Lassitude, mais la colère est intacte
Elias Saadé, lui, fait partie du groupe « Bouclier de la révolution» formé à la suite de la manifestation du 8 août dernier. Ils sont plusieurs centaines, des gilets jaunes sur le dos, repérables de loin, et protègent les manifestants de la violence policière. «Tous ceux avec les gilets n’ont pas peur de la police, mais nous sommes là pour protéger ceux qui ont peur. Les violences policières que nous avons vues le 8 août dernier étaient incroyables… La police et l’armée nous ont tiré dessus à balles réelles, certains manifestants ont été touchés aux yeux. C’est cette violence qui a poussé de nombreux Libanais à quitter la rue» , notamment après les manifestations de janvier et février dernier qui avaient fait des centaines de blessés.
En ce 17 octobre 2020, les « Boucliers de la révolution » n’auront pas à former de bouclier humain, il n’y a pas eu de violences à déclarer sur le parcours. Mais leur tâche restera la même lors des prochaines manifestations, qui dégénèrent très facilement dès la nuit tombée.
Plus loin dans la marche, Youssef, 25 ans, porte son masque ainsi qu’une visière pour se protéger de la contagion qui explose au Liban. Sur les épaules, il arbore le symbole anarchiste et une bombe de peinture rouge. Il est venu avec ses amis sympathisants. «Nous taguons là où nous pouvons le A anarchiste, mais aussi des ACAB (All Cops Are Bastards), ou des slogans révolutionnaires contre la police et l’ordre établi.
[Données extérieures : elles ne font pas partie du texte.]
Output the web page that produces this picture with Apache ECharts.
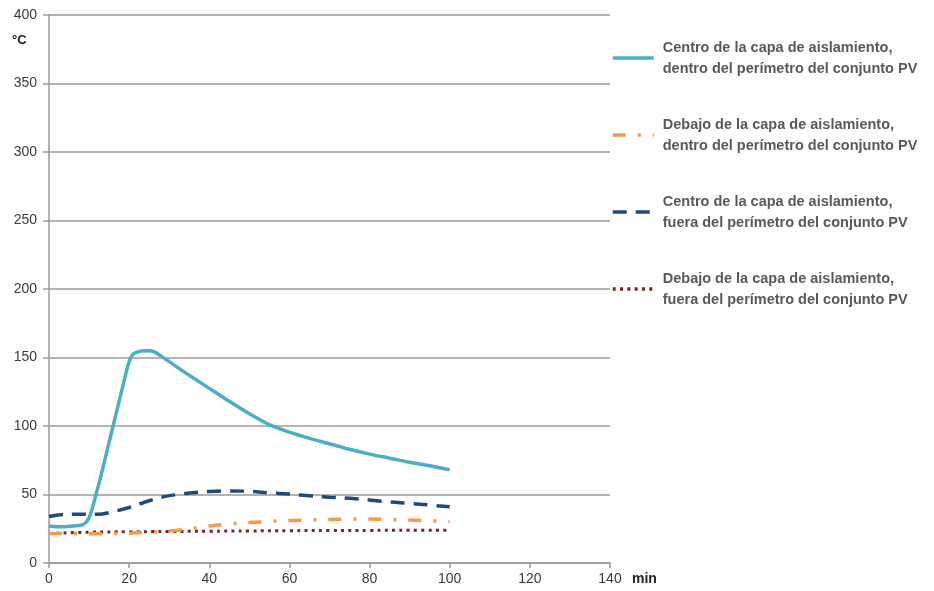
<!DOCTYPE html>
<html>
<head>
<meta charset="utf-8">
<script src="https://cdn.jsdelivr.net/npm/echarts@6/dist/echarts.min.js"></script>
<style>
  html, body { margin: 0; padding: 0; background: #ffffff; }
  #chart { width: 934px; height: 591px; }
</style>
</head>
<body>
<div id="chart"></div>
<script>
// Temperature (°C) over time (min) at four measurement points
const seriesNames = [
  'Centro de la capa de aislamiento,\ndentro del perímetro del conjunto PV',
  'Debajo de la capa de aislamiento,\ndentro del perímetro del conjunto PV',
  'Centro de la capa de aislamiento,\nfuera del perímetro del conjunto PV',
  'Debajo de la capa de aislamiento,\nfuera del perímetro del conjunto PV'
];

const centroDentroT = [0, 2, 4, 6, 8, 9, 10, 11, 12, 13, 14, 15, 16, 17, 18, 19, 20, 21, 22, 23, 25, 26, 27, 28, 30, 35, 40, 45, 50, 55, 60, 65, 70, 75, 80, 85, 90, 95, 100];
const centroDentroV = [27, 26.5, 26.5, 27, 27.5, 29, 33, 42, 53, 64, 76, 88, 100, 112, 124, 136, 147, 152.5, 154, 154.8, 155, 154.5, 153, 151, 147, 137, 127.5, 118, 109, 101, 95.5, 91, 87, 83, 79.5, 76.5, 73.5, 71, 68];

const debajoDentroT = [0, 5, 10, 15, 20, 25, 30, 35, 40, 45, 50, 55, 60, 65, 70, 75, 80, 85, 90, 95, 100];
const debajoDentroV = [21.5, 21.5, 21.3, 21.5, 21.8, 22.5, 23.3, 25, 27, 28.5, 29.5, 30.3, 31, 31.4, 31.8, 32.1, 32.2, 31.8, 31.3, 30.8, 30.3];

const centroFueraT = [0, 4, 8, 12, 16, 20, 24, 28, 32, 36, 40, 45, 50, 55, 60, 65, 70, 75, 80, 85, 90, 95, 100];
const centroFueraV = [34, 35.5, 35.5, 35.5, 37.5, 40.5, 44.5, 48, 50, 51.3, 52.2, 52.6, 52.3, 51.2, 50.3, 49.1, 48, 47.2, 46, 44.6, 43.5, 42.3, 41];

const debajoFueraT = [0, 10, 20, 30, 40, 50, 60, 70, 80, 90, 100];
const debajoFueraV = [21.5, 22.5, 22.8, 23, 23.2, 23.4, 23.6, 23.7, 23.8, 23.9, 24];

const xTicks = { min: 0, max: 140, interval: 20 };
const yTicks = { min: 0, max: 400, interval: 50 };

function pairs(t, v) { return t.map((x, i) => [x, v[i]]); }

const chart = echarts.init(document.getElementById('chart'), null, { renderer: 'canvas' });

const axisGray = '#9a9a9a';
const labelStyle = { color: '#3a3a3a', fontSize: 14, fontFamily: 'Liberation Sans, Arial, sans-serif' };

const lineBase = { type: 'line', showSymbol: false, symbol: 'none' };

chart.setOption({
  animation: false,
  backgroundColor: '#ffffff',
  grid: { left: 49, right: 324, top: 15, bottom: 28, containLabel: false },
  xAxis: {
    type: 'value', min: xTicks.min, max: xTicks.max, interval: xTicks.interval,
    axisLine: { show: true, lineStyle: { color: axisGray, width: 1.5 } },
    axisTick: { show: true, length: 5, lineStyle: { color: axisGray, width: 1.5 } },
    axisLabel: Object.assign({ margin: 9 }, labelStyle),
    splitLine: { show: false }
  },
  yAxis: {
    type: 'value', min: yTicks.min, max: yTicks.max, interval: yTicks.interval,
    axisLine: { show: true, lineStyle: { color: axisGray, width: 1.5 } },
    axisTick: { show: true, length: 6, lineStyle: { color: axisGray, width: 1.5 } },
    axisLabel: Object.assign({ margin: 12 }, labelStyle),
    splitLine: { show: true, lineStyle: { color: axisGray, width: 1.5 } }
  },
  legend: {
    orient: 'vertical',
    left: 611, top: 37,
    padding: 0,
    itemWidth: 41, itemHeight: 14,
    itemGap: 35,
    selectedMode: false,
    itemStyle: { opacity: 0 },
    lineStyle: { width: 3.5 },
    textStyle: {
      color: '#595959', fontSize: 14.5, fontWeight: 'bold',
      fontFamily: 'Liberation Sans, Arial, sans-serif',
      lineHeight: 21, padding: [0, 0, 0, 4]
    },
    data: seriesNames
  },
  graphic: [
    { type: 'text', left: 12, top: 34, style: { text: '°C', fill: '#222', font: 'bold 13px Liberation Sans, Arial, sans-serif' } },
    { type: 'text', left: 632, top: 572, style: { text: 'min', fill: '#222', font: 'bold 14px Liberation Sans, Arial, sans-serif' } }
  ],
  series: [
    Object.assign({}, lineBase, {
      name: seriesNames[0], smooth: 0.35, z: 5,
      data: pairs(centroDentroT, centroDentroV),
      lineStyle: { color: '#4aaec9', width: 3.5, type: 'solid' },
      itemStyle: { color: '#4aaec9' }
    }),
    Object.assign({}, lineBase, {
      name: seriesNames[1], smooth: 0.4, z: 3,
      data: pairs(debajoDentroT, debajoDentroV),
      lineStyle: { color: '#f59a45', width: 3.5, type: [13, 12, 3, 12] },
      itemStyle: { color: '#f59a45' }
    }),
    Object.assign({}, lineBase, {
      name: seriesNames[2], smooth: 0.4, z: 4,
      data: pairs(centroFueraT, centroFueraV),
      lineStyle: { color: '#1f4a7a', width: 3.5, type: [14, 9] },
      itemStyle: { color: '#1f4a7a' }
    }),
    Object.assign({}, lineBase, {
      name: seriesNames[3], smooth: 0.4, z: 2,
      data: pairs(debajoFueraT, debajoFueraV),
      lineStyle: { color: '#7a2226', width: 3, type: [3, 4.3] },
      itemStyle: { color: '#7a2226' }
    })
  ]
});
</script>
</body>
</html>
Pour ce jeune, une partie du problème est l'État: «on dit toujours qu’il nous faut un État fort au Liban, mais regardez de quoi est déjà capable un État faible. S’il était plus puissant ce serait terrible !» Youssef souhaiterait une révolution plus violente, afin que le pouvoir libanais ait peur de la rue. «J’aimerais que l’on soit plus comme les Français. Eux ils savent se battre contre la police», dit-il en ricanant.
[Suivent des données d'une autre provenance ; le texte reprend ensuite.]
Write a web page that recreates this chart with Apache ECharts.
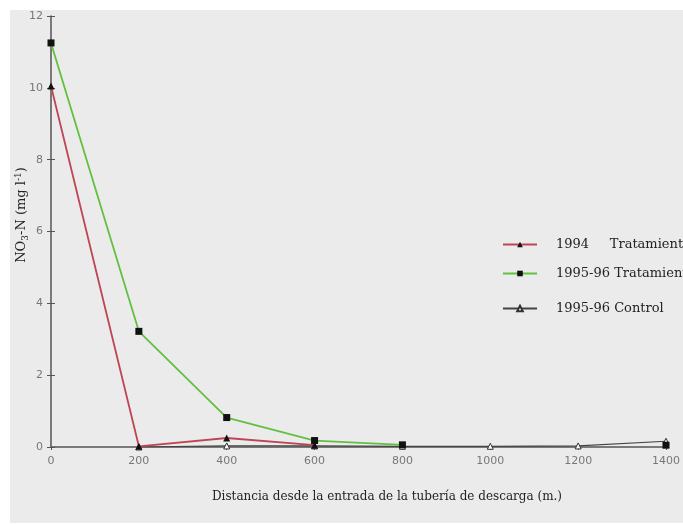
<!DOCTYPE html>
<html>
<head>
<meta charset="utf-8">
<script src="https://cdn.jsdelivr.net/npm/echarts@6/dist/echarts.min.js"></script>
<style>
  html, body { margin: 0; padding: 0; background: #ffffff; }
  #chart { width: 683px; height: 525px; }
</style>
</head>
<body>
<div id="chart"></div>
<script>
// Distance from the discharge pipe inlet (m)
const distances = [0, 200, 400, 600, 800, 1000, 1200, 1400];
// NO3-N concentrations (mg l-1)
const treat1994 = [10.05, 0.02, 0.25, 0.05, null, null, null, null];
const treat9596 = [11.25, 3.22, 0.82, 0.18, 0.06, null, null, 0.05];
const control9596 = [null, 0.0, 0.03, 0.03, 0.02, 0.02, 0.03, 0.16];
const seriesNames = ['1994     Tratamiento', '1995-96 Tratamiento', '1995-96 Control'];
const xTicks = [0, 1400, 200];
const yTicks = [0, 12, 2];

const pairs = arr => distances.map((d, i) => [d, arr[i]]);

const chart = echarts.init(document.getElementById('chart'));
const serif = '"DejaVu Serif", "Liberation Serif", serif';

const legendBase = {
  orient: 'vertical', left: 497, itemWidth: 34, itemHeight: 7,
  textStyle: { fontFamily: serif, fontSize: 13, color: '#222', padding: [0, 0, 0, 14] }
};

chart.setOption({
  animation: false,
  backgroundColor: '#ffffff',
  graphic: [
    { type: 'rect', shape: { x: 10, y: 10, width: 673, height: 513 }, style: { fill: '#ebebeb' }, z: -10 },
    { type: 'text', x: 387, y: 497, style: { text: 'Distancia desde la entrada de la tubería de descarga (m.)', font: '12px "DejaVu Serif", serif', fill: '#222', textAlign: 'center', textVerticalAlign: 'middle' } },
    { type: 'text', x: 22, y: 215, rotation: Math.PI / 2,
      style: {
        text: '{n|NO}{s|3}{n|-N (mg l}{p|-1}{n|)}',
        rich: {
          n: { fontFamily: serif, fontSize: 13, fill: '#222' },
          s: { fontFamily: serif, fontSize: 9, fill: '#222', padding: [7, 0, 0, 0] },
          p: { fontFamily: serif, fontSize: 9, fill: '#222', padding: [0, 0, 7, 0] }
        },
        textAlign: 'center', textVerticalAlign: 'middle'
      } }
  ],
  grid: { left: 51, right: 9, top: 16, bottom: 78, containLabel: false },
  legend: [
    Object.assign({}, legendBase, { top: 233, data: [{ name: seriesNames[0] }] }),
    Object.assign({}, legendBase, { top: 262, data: [{ name: seriesNames[1] }] }),
    Object.assign({}, legendBase, { top: 297, data: [{ name: seriesNames[2] }] })
  ],
  xAxis: {
    type: 'value', min: xTicks[0], max: xTicks[1], interval: xTicks[2],
    splitLine: { show: false },
    axisLine: { lineStyle: { color: '#555', width: 1.5 } },
    axisTick: { show: true, length: 3, lineStyle: { color: '#555' } },
    axisLabel: { color: '#777', fontSize: 11, margin: 9, fontFamily: '"DejaVu Sans", sans-serif', formatter: v => String(v) }
  },
  yAxis: [{
    type: 'value', min: yTicks[0], max: yTicks[1], interval: yTicks[2],
    splitLine: { show: false },
    axisLine: { show: true, lineStyle: { color: '#555', width: 1.5 } },
    axisTick: { show: true, length: 4, lineStyle: { color: '#555' } },
    axisLabel: { color: '#777', fontSize: 11, margin: 8, fontFamily: '"DejaVu Sans", sans-serif' }
  }, {
    type: 'value', min: yTicks[0], max: yTicks[1], interval: yTicks[2], position: 'left',
    splitLine: { show: false },
    axisLine: { show: false },
    axisTick: { show: true, inside: true, length: 4, lineStyle: { color: '#555' } },
    axisLabel: { show: false }
  }],
  series: [
    {
      name: seriesNames[0], type: 'line', data: pairs(treat1994),
      symbol: 'triangle', symbolSize: 7,
      itemStyle: { color: '#111' },
      lineStyle: { color: '#bf4555', width: 1.8 }, z: 3
    },
    {
      name: seriesNames[1], type: 'line', data: pairs(treat9596),
      symbol: 'rect', symbolSize: 7,
      itemStyle: { color: '#111' },
      lineStyle: { color: '#62c040', width: 1.8 }, z: 4
    },
    {
      name: seriesNames[2], type: 'line', data: pairs(control9596),
      symbol: 'triangle', symbolSize: 6,
      itemStyle: { color: '#ffffff', borderColor: '#333', borderWidth: 1 },
      lineStyle: { color: '#444', width: 1.2 }, z: 2
    }
  ]
});
</script>
</body>
</html>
La manifestation se poursuit, le cortège retourne aux alentours de la place des Martyrs, et beaucoup vont au port, étape dorénavant cathartique depuis le 4 août. May revient du port, elle est rentrée des États-Unis où elle vivait il y a quelques mois seulement.
«C’est très important pour moi d’être là car j’ai commencé la révolution depuis l’étranger. J’étais au courant de toutes les nouvelles car j’étais scotchée sur mon portable. Aujourd’hui, il arrive que des amies de l’étranger me racontent ce qui se passe ici !»
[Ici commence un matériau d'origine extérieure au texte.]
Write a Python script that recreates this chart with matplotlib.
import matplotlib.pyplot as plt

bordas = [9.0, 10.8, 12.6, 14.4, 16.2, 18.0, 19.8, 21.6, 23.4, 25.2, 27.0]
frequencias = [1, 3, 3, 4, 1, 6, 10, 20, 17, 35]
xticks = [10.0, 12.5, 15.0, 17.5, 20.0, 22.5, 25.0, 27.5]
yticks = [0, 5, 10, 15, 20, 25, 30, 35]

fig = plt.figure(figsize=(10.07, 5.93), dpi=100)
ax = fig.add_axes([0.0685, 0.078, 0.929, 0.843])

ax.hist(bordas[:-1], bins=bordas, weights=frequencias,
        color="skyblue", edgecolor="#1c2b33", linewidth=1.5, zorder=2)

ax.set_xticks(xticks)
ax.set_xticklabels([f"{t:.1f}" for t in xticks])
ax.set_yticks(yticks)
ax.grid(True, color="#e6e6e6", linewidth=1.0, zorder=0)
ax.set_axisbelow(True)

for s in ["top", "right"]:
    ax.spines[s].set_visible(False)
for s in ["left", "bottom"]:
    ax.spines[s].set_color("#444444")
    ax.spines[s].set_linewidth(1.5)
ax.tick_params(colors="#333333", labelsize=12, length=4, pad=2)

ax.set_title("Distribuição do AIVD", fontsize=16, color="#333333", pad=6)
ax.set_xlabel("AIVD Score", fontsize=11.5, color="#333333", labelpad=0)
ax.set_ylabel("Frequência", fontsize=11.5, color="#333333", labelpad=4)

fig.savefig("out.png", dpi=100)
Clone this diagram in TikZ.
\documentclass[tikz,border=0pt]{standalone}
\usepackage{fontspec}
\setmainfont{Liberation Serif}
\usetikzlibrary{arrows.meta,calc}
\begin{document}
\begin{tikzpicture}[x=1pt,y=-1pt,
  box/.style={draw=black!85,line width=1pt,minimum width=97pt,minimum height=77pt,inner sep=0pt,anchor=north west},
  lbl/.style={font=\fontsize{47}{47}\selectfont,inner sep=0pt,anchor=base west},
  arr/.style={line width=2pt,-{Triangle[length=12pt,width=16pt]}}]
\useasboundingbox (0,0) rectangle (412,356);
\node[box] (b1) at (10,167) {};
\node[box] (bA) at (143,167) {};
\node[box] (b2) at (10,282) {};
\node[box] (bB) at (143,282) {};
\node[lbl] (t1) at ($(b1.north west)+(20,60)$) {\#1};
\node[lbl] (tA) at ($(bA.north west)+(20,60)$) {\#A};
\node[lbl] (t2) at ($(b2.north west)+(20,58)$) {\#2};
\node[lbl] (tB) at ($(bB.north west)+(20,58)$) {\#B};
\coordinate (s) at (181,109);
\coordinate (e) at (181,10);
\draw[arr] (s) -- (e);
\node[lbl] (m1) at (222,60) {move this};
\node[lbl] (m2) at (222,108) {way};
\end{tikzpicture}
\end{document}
May, comme la plupart des manifestants, est venue avec ses amis, sans organisation préalable. Lorsqu’on lui demande pourquoi elle est là, les premiers mots qui lui viennent à la bouche sont «je suis super énervée», une colère qui s’est mélangée à l’espoir dans les rues de Beyrouth, lorsque les manifestants ont dansé et crié des slogans qu’ils n’avaient pas prononcé depuis plusieurs mois.
L’esprit de 2019 était là, mais avec moins de conviction que l’année précédente, plus de fatigue aussi, au vu de l’année qu’a (sur)vécue le peuple libanais.